Factionalism in Pre-Civil War Georgia Journalism
-
Engravings of Georgia Governors George M. Troup and John Clark. The two were political rivals in the early nineteenth century and factional parties and newspapers in Georgia formed around the beliefs of their followers.
Courtesy of Hargrett Library, Keith Read Collection.
-
Macon Georgia Telegraph endorsement of Democratic Party presidential candidate, Martin Van Buren. The Telegraph's rival the Georgia Messenger endorsed the Whig candidate, William Henry Harrison. The two papers competed politically and financially in the decades prior to the Civil War, before eventually merging in 1869.
Courtesy of Georgia Newspaper Project, Georgia Historic Newspapers.
-
Georgia Messenger endorsement of Whig Party presidential candidate, William Henry Harrison. The Messenger's rival the Macon Telegraph endorsed the Democratic candidate, Martin Van Buren. The two papers competed politically and financially in the decades prior to the Civil War, before eventually merging in 1869.
Courtesy of Georgia Newspaper Project, Georgia Historic Newspapers.
-
Political advertisements were common in Georgia's antebellum newspapers.

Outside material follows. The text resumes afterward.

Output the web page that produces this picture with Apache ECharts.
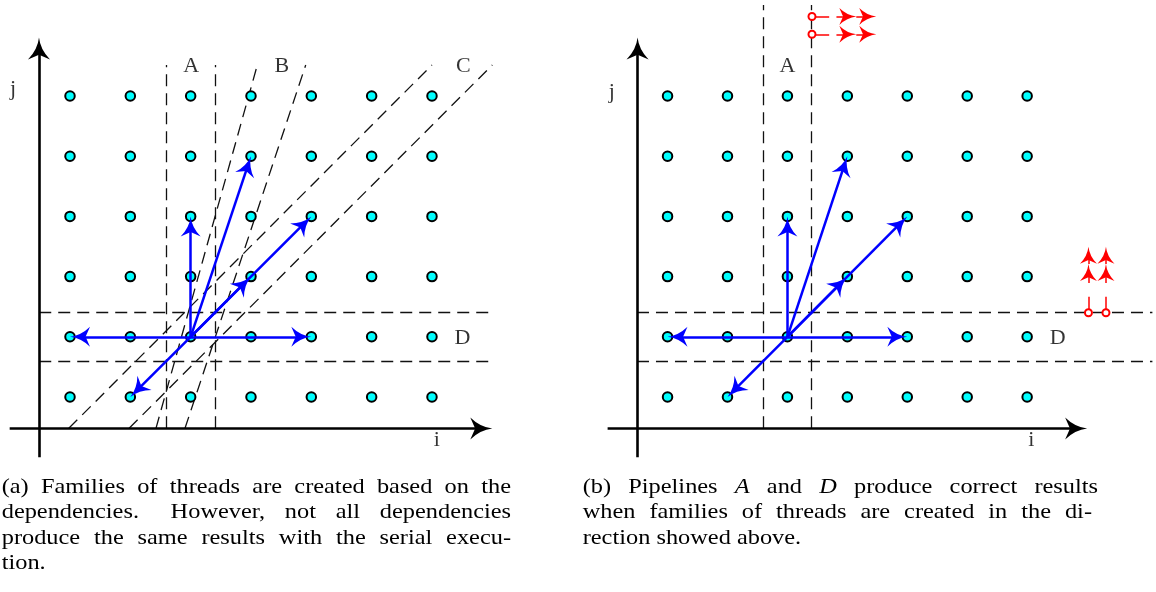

This notice promoting a barbecue held by the Clarke County Democratic Party was published in the October 3, 1844, issue of the Southern Banner, a Democratic-leaning newspaper in Athens, Georgia.
Courtesy of Georgia Newspaper Project, Georgia Historic Newspapers.
-
An editorial from the January 22, 1861, issue of the Southern Recorder in Milledgeville. The paper supported remaining in the Union, but when Georgia voted to secede, the editor called for unity among Georgians.
Courtesy of Georgia Newspaper Project, Georgia Historic Newspapers.
In early nineteenth-century Georgia, political factions were split behind two feuding politicians, George Troup and John Clark. The Troupite faction consisted largely of planters and aristocrats, while the Clarkite faction had support from small farmers and frontier settlers. Along this divide, rival newspapers formed in Georgia's larger cities, reflecting the state’s bitter political environment. At the state capital in Milledgeville, the Troup-affiliated Southern Recorder opposed the Clark leanings of the Federal Union. In Macon, the Georgia Messenger was the Troupite paper and the Macon Telegraph aligned with the Clarkites; similar journalistic divisions existed in Columbus, Savannah, and Augusta. These politically aligned papers publicized the bitter and sometimes violent confrontations between the factions, which, by the 1840s, had aligned with national parties: the Clark faction aligning with the Democratic Party and the Troup faction aligning with the Whig Party. The divisions between papers and parties were often blurred in Georgia, but by 1861, the press had abandoned much of their political animosities and supported Georgia’s secession from the Union to protect the institution of slavery.